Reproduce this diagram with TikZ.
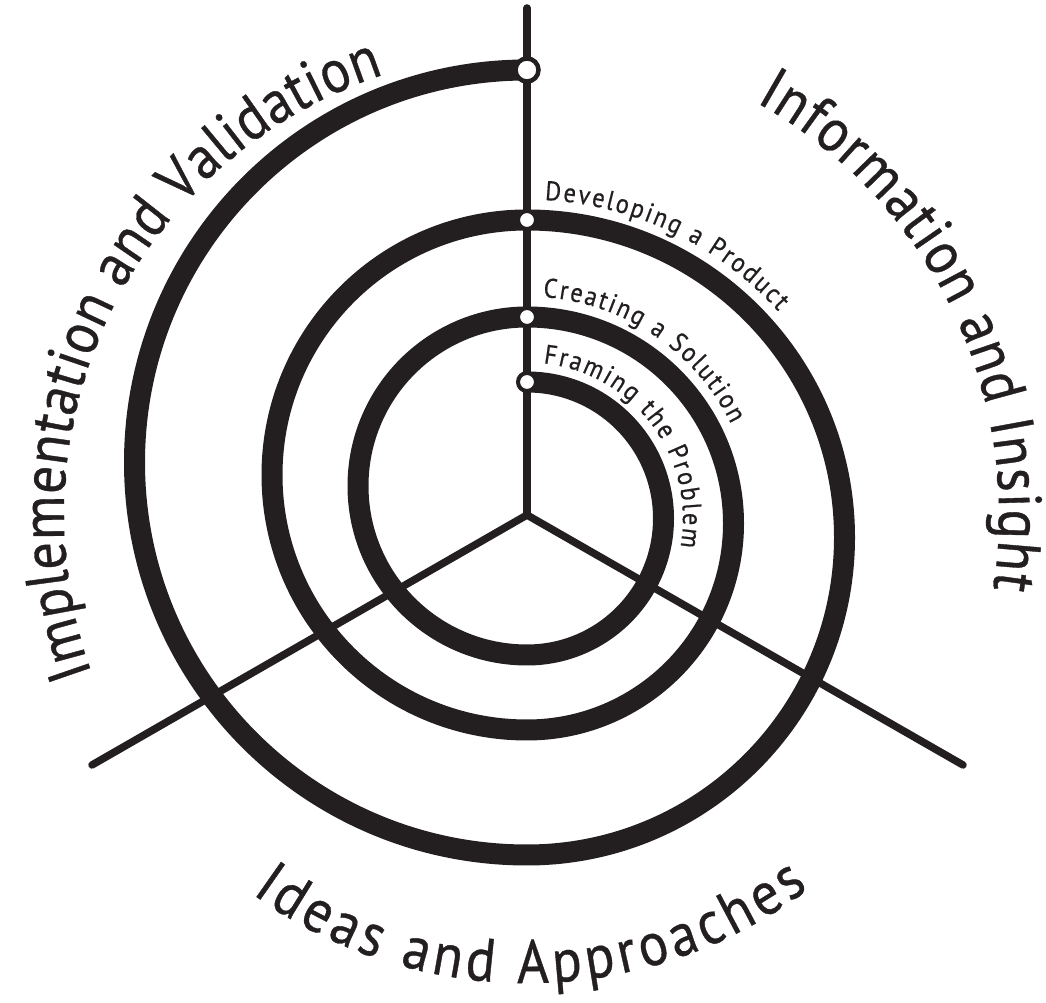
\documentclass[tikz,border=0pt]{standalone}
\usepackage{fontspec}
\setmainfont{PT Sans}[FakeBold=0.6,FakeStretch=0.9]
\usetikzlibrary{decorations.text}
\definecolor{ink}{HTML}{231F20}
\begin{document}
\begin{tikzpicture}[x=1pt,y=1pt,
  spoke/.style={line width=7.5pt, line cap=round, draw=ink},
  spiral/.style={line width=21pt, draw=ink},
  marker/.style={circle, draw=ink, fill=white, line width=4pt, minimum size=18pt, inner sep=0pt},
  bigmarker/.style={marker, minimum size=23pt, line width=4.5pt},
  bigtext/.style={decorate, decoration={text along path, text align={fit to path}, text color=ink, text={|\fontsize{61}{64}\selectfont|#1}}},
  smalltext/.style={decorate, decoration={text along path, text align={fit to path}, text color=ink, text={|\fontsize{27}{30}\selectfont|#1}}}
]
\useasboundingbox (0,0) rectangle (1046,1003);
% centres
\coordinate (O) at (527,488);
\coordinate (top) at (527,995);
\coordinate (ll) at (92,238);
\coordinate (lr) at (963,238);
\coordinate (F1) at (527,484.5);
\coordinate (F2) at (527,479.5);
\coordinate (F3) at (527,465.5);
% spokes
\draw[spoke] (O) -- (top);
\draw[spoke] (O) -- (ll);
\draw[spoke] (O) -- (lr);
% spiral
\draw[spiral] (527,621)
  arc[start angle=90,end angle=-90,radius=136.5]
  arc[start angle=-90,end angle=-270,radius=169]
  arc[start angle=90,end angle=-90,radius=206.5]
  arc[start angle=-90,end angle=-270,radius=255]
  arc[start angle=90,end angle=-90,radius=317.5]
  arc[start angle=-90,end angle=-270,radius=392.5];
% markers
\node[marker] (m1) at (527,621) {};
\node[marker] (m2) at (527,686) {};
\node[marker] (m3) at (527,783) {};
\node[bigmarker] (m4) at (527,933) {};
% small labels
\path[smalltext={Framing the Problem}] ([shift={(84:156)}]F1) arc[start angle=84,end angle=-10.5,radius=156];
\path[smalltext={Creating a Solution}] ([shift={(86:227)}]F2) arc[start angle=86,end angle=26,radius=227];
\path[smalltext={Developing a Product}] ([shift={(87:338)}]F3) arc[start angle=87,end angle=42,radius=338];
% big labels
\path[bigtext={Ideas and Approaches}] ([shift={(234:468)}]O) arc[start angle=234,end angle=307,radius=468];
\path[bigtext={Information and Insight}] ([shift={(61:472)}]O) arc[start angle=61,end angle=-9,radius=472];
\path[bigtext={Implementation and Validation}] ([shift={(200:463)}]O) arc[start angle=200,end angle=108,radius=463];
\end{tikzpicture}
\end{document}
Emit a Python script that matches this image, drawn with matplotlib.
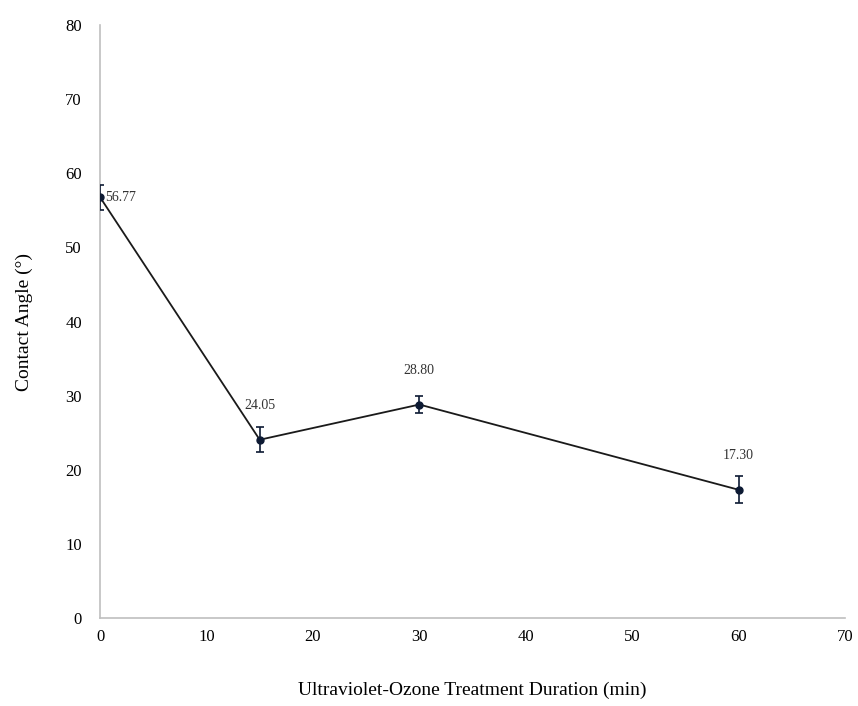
======
### What you need to do
Each line that holds the word "with" is to be copied.

### Reply to the task
Reproduce this diagram with TikZ.
Emit a Python script that matches this image, drawn with matplotlib.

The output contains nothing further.